Mbah Mul yang semula hanya manggut-manggut kemudian angkat bicara. “Benar, Belanda atau Jepang sudah tidak ada di Indonesia. Ini penjajahan gaya baru. Bangsa ini sekarang sedang dijajah oleh orang kita sendiri. Paham enggak kamu Mas Tejo?” ungkap Mbah Mul menjelaskan.

Mas Tejo pun makin bingung. “Maksud Mbah Mul apa ta?” tanya Mas Tejo.

“Oalah. Mas Tejo-Mas Tejo. Kalau jadi ketua karang taruna itu mbok yang gaul. Baca koran atau lihat berita di televisi. Kita ini dijajah oleh koruptor. Pelaku, aktor intelektual atau sutradaranya adalah orang-orang kita sendiri.

Tengok saja, Indonesia ini sudah merdeka 68 tahun lalu, tapi korupsi justru merajalela. Banyak tokoh seperti bupati, gubernur bahkan menteri yang sudah dijebloskan ke penjara. Kabarnya banyak wakil rakyat di Senayan sana yang juga ikut ditahan karena korupsi. Penjara sudah tidak membuat takut para koruptor.
Malah aksi koruptor makin menjadi-jadi. Memang benar-benar bangsa ini sarang maling,” ungkap Mbah Mul geram.

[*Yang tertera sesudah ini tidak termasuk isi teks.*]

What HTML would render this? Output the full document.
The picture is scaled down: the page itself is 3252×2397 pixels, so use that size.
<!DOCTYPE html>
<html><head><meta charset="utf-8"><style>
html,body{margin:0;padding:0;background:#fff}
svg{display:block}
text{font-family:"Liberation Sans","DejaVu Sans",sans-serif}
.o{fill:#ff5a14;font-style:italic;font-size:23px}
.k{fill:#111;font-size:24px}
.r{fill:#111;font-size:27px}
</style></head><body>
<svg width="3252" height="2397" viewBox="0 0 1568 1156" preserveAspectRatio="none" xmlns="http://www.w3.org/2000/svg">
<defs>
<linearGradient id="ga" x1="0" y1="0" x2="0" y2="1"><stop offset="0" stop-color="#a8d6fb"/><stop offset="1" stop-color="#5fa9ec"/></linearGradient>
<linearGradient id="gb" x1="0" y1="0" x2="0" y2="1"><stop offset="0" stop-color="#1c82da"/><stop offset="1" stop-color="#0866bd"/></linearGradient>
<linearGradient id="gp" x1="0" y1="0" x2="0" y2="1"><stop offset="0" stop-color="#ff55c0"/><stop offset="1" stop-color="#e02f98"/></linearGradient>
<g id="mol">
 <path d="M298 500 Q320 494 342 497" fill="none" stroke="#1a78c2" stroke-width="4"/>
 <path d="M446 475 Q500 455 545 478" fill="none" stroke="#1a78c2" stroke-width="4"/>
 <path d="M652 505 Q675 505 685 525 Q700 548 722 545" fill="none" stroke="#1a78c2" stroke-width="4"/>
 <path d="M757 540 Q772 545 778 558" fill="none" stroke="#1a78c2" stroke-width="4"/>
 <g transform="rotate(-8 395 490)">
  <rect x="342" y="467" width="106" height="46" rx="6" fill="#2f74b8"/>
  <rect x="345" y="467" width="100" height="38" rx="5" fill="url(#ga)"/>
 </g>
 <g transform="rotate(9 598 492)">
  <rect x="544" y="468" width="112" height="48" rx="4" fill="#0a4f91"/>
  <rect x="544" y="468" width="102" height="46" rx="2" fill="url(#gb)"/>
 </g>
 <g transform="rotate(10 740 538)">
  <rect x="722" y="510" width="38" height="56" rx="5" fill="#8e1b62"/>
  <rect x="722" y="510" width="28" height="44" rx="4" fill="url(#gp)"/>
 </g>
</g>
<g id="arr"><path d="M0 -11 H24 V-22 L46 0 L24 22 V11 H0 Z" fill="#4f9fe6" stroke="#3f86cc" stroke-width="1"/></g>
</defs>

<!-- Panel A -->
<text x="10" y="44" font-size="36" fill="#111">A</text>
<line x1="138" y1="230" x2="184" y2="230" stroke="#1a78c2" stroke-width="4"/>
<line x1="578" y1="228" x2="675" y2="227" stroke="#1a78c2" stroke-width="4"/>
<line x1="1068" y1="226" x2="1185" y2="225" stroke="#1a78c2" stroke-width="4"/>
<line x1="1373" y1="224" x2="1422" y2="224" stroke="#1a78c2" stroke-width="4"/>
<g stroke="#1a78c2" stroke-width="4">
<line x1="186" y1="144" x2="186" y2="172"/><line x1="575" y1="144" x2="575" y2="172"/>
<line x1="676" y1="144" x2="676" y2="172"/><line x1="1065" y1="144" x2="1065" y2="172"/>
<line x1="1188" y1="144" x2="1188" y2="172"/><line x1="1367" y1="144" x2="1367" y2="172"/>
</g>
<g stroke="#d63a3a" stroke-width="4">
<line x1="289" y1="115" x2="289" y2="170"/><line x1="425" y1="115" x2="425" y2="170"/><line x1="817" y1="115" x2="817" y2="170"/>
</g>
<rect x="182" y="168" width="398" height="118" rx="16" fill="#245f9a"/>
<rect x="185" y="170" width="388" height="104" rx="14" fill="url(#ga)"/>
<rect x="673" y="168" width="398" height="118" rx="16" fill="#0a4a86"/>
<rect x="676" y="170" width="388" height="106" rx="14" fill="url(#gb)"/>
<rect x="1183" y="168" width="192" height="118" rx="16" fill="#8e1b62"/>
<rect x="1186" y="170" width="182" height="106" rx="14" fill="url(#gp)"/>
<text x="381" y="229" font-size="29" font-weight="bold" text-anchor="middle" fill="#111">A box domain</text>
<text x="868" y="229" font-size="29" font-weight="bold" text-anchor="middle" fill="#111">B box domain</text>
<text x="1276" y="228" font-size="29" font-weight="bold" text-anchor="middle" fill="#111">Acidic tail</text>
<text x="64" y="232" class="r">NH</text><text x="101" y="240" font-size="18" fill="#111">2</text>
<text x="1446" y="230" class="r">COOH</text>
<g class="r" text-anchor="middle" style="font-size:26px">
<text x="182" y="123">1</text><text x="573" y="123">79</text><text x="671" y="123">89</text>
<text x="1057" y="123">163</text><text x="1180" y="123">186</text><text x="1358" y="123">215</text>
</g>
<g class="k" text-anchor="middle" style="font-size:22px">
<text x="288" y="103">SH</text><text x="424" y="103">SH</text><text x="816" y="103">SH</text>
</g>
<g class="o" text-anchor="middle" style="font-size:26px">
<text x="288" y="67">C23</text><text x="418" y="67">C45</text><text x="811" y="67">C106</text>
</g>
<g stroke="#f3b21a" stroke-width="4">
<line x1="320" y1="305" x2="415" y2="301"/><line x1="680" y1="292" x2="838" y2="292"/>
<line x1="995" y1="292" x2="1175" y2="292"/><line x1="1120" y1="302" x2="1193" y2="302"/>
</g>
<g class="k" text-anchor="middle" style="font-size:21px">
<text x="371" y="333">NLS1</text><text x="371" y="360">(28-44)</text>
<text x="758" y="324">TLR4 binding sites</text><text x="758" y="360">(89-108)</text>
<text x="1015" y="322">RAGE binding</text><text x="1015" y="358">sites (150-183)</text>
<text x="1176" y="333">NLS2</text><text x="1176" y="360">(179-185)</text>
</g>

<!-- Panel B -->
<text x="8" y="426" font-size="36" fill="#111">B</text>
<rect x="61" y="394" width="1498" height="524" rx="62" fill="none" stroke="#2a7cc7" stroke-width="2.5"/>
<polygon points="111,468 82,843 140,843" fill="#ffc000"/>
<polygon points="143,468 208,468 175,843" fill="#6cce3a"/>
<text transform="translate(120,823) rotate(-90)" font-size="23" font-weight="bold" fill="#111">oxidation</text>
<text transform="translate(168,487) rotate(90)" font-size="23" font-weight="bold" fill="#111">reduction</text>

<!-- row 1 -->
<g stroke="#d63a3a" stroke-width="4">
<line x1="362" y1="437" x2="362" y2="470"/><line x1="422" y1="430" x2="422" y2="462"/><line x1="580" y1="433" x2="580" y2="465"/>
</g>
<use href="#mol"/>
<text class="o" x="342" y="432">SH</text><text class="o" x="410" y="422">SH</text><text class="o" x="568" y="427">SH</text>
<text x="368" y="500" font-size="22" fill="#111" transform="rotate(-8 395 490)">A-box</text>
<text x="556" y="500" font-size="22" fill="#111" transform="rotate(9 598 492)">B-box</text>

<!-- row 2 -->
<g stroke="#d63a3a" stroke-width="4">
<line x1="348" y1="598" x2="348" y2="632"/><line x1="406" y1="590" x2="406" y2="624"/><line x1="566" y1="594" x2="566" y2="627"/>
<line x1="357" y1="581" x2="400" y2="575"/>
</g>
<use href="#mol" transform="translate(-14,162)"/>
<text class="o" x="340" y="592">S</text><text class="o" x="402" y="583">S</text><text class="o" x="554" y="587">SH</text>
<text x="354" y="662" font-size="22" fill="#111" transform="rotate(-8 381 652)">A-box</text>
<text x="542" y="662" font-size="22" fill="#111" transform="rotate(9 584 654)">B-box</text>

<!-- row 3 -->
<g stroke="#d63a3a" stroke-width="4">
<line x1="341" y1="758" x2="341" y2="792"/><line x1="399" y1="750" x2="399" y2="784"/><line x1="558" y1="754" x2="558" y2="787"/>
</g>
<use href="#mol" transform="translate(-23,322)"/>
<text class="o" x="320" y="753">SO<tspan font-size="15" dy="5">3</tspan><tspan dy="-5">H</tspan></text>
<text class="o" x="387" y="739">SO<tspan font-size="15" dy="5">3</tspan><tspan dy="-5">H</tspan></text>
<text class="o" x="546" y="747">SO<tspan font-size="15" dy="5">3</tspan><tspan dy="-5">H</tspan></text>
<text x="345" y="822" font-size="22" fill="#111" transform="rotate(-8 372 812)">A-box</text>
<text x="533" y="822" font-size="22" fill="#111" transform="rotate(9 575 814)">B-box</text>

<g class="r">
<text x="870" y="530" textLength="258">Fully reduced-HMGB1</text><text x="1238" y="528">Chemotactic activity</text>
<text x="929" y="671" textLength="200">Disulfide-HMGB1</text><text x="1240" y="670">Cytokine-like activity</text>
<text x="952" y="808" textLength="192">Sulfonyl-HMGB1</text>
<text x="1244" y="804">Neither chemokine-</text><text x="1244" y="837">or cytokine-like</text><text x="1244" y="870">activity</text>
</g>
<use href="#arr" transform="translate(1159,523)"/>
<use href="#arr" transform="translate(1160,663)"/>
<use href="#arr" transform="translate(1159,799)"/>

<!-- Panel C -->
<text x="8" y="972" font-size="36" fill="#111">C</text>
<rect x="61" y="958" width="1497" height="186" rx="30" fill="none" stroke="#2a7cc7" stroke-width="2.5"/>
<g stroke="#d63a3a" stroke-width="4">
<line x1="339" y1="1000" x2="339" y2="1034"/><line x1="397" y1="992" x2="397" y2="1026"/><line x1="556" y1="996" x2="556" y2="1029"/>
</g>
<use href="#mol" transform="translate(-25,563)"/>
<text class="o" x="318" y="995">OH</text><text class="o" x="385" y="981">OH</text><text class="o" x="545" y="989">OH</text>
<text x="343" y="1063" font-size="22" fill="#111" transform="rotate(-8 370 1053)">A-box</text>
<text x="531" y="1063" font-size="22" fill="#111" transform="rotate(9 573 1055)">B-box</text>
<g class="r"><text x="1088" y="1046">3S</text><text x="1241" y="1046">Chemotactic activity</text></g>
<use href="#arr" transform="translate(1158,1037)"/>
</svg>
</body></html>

Mbah Mul kemudian menceritakan berita paling gres soal penangkapan tersangka suap yang juga Kepala SKK Migas beberapa hari lalu. Pejabat SKK Migas tersebut tertangkap tangan oleh Komisi Pemberantasan Korupsi (KPK).

Tak tanggung-tanggung, uang yang disita KPK mencapai Rp10 miliar. “Bayangkan Mas Tejo, sepuluh miliar. Mas Tejo pernah lihat uang sepuluh miliar rupiah? Benar-benar negeri pencoleng,” kata Mbah Mul sambil gedhek-gedhek.

Mas Busuki tampak khusyuk mendengarkan khutbah singkat Mbah Mul. Sebagai wong cilik dia pun tampak murka melihat Bumi Pertiwi yang diinjak-injak oleh koruptor.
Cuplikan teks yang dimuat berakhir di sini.